All entrepreneurs face challenges every step of the way as they establish and expand their businesses, including:

Launching an idea: Before investing time and money, careful thought and intensive research are essential. Test your idea or the product with an audience that is broader than good friends and family, since they may tell us what we want to hear, not what we need to hear.

Growing your business: If your product or service is not meeting performance levels, step back and reassess your business model. You may have to refresh your business plan to consider your strengths and weaknesses. You may want to look for a new partner that compensates for know-how or skills that you may lack.

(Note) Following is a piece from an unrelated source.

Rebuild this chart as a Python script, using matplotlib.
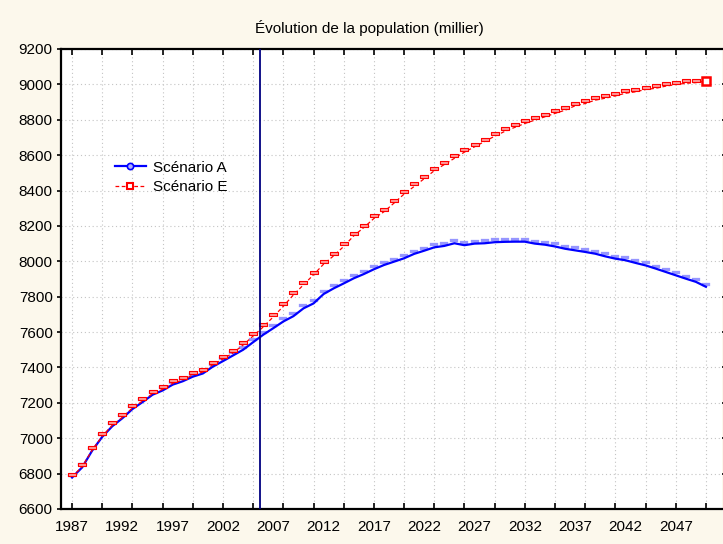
import numpy as np
import matplotlib
matplotlib.use('Agg')
import matplotlib.pyplot as plt
from matplotlib.path import Path
from matplotlib.lines import Line2D

plt.rcParams['font.family'] = ['Liberation Sans', 'DejaVu Sans']

# data (thousands)
years = list(range(1987, 2051))
scen_a = [6778, 6835, 6930, 7008, 7068, 7113, 7165, 7204, 7246, 7270,
          7303, 7322, 7348, 7366, 7405, 7436, 7468, 7500, 7543, 7585,
          7622, 7660, 7690, 7734, 7762, 7815, 7847, 7875, 7904, 7928,
          7955, 7979, 7998, 8017, 8042, 8060, 8079, 8087, 8102, 8091,
          8100, 8102, 8108, 8110, 8111, 8111, 8100, 8094, 8084, 8071,
          8062, 8053, 8043, 8028, 8015, 8006, 7991, 7977, 7959, 7940,
          7921, 7902, 7884, 7856]
scen_e = [6782, 6839, 6933, 7012, 7073, 7118, 7171, 7210, 7252, 7276,
          7310, 7329, 7357, 7374, 7416, 7448, 7482, 7527, 7578, 7629,
          7686, 7746, 7810, 7867, 7924, 7984, 8031, 8084, 8144, 8191,
          8242, 8280, 8329, 8380, 8423, 8467, 8512, 8547, 8582, 8617,
          8647, 8677, 8707, 8734, 8757, 8779, 8798, 8817, 8836, 8854,
          8879, 8892, 8911, 8922, 8935, 8950, 8958, 8971, 8978, 8990,
          8999, 9006, 9010, 9018]
label_years = list(range(1987, 2050, 5))
tick_years = list(range(1987, 2051, 3))
y_ticks = list(range(6600, 9201, 200))
current_year = 2005.65

# flat marker drawn slightly above the point (as in the original export)
flat = Path([(-1, 0.35), (1, 0.35), (1, 0.85), (-1, 0.85), (-1, 0.35)],
            [Path.MOVETO, Path.LINETO, Path.LINETO, Path.LINETO, Path.CLOSEPOLY])

fig = plt.figure(figsize=(7.23, 5.44), dpi=100, facecolor='#fcf8ec')
ax = fig.add_axes([61/723, 35/544, 661/723, 460/544])
ax.set_facecolor('white')

ax.plot(years, scen_a, color='#0000ff', lw=1.6, zorder=3)
ax.plot(years, scen_a, ls='none', marker=flat, ms=6, mfc='#9696ff', mec='#9696ff',
        mew=0.2, zorder=2)
ax.plot(years, scen_e, color='#ff0000', lw=0.9, dashes=(3, 2), zorder=4)
ax.plot(years, scen_e, ls='none', marker=flat, ms=6, mfc='#ff9a9a', mec='#ff0000',
        mew=0.8, zorder=4)
ax.plot(years[-1], scen_e[-1], ls='none', marker='s', ms=6, mfc='white', mec='#ff0000',
        mew=1.8, zorder=5)

ax.axvline(current_year, color='#000080', lw=1.3, zorder=5)

ax.set_xlim(1985.9, 2051.6)
ax.set_ylim(6600, 9200)
ax.xaxis.remove_overlapping_locs = False
ax.set_xticks(tick_years)
ax.set_xticklabels([])
ax.set_xticks(label_years, labels=[str(y) for y in label_years], minor=True)
ax.set_yticks(y_ticks)
ax.grid(True, which='major', color='#c4c4c4', linestyle=(0, (1, 2.5)), lw=0.8)

ax.tick_params(axis='x', which='major', direction='in', length=4, width=1.2,
               top=True, bottom=True)
ax.tick_params(axis='x', which='minor', length=0, pad=8, labelsize=11)
ax.tick_params(axis='y', which='major', direction='out', length=3, width=1.2,
               labelsize=11, pad=3, right=True)
for side in ['left', 'bottom', 'top']:
    ax.spines[side].set_linewidth(1.6)
ax.spines['right'].set_visible(False)

fig.text(369/723, 0.948, 'Évolution de la population (millier)', ha='center',
         va='center', fontsize=11)

handles = [Line2D([], [], color='#0000ff', lw=1.6, marker='o', ms=4.5,
                  mfc='#b0b0ff', mec='#0000ff', mew=1.2),
           Line2D([], [], color='#ff0000', lw=0.9, dashes=(3, 2), marker='s', ms=5,
                  mfc='white', mec='#ff0000', mew=1.5)]
ax.legend(handles, ['Scénario A', 'Scénario E'], loc='upper left',
          bbox_to_anchor=(0.082, 0.757), frameon=False, fontsize=11,
          handlelength=2.0, handletextpad=0.5, labelspacing=0.35,
          borderpad=0, borderaxespad=0)

fig.savefig('out.png', dpi=100, facecolor=fig.get_facecolor())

Getting outside advice: For many, advisory boards are a support system and sounding board. Small businesses usually lack this kind of support and feel isolated and unsure about who to ask for advice and feedback. Be strategic and selective when you establish your advisory board. If you are not ready to establish an advisory board, consider joining a local association or trade group that offer peer discussion and feedback as regular agenda items.

Learning from mistakes: If your business is struggling, learn from your mistakes. Understand objectively why you are struggling and, as a leader, drive the necessary change. Communicate honestly with your funders, especially any family and friends. After looking at why you are struggling, identify two or three things your company does well and build around them. Discontinue, sell, or outsource anything else.

Managing cash flow: If you manage cash very closely, you can reduce the need for cash when refinancing. Consider stepping up your cash collection and closely monitor credit worthiness of both customers and suppliers. Get counsel from professionals that understand the small business landscape. Also, build a strong relationship with your banker, since there is long-term value in keeping your banker informed and engaged in your business goals and objectives.

Assessing risks: You should also regularly assess and reposition to manage your key risks. Sometimes, if you are too close to the business, you can't objectively see the risks. You may even find ways to refute the possibility of risk. Get an outside viewpoint by working with a trusted adviser that brings specific industry insight aligned to your business.

Regardless of gender, all entrepreneurs face unique business challenges and need to adapt quickly to sustain and grow their operations. This little list of recommendations will hopefully come to mind when a challenge arises.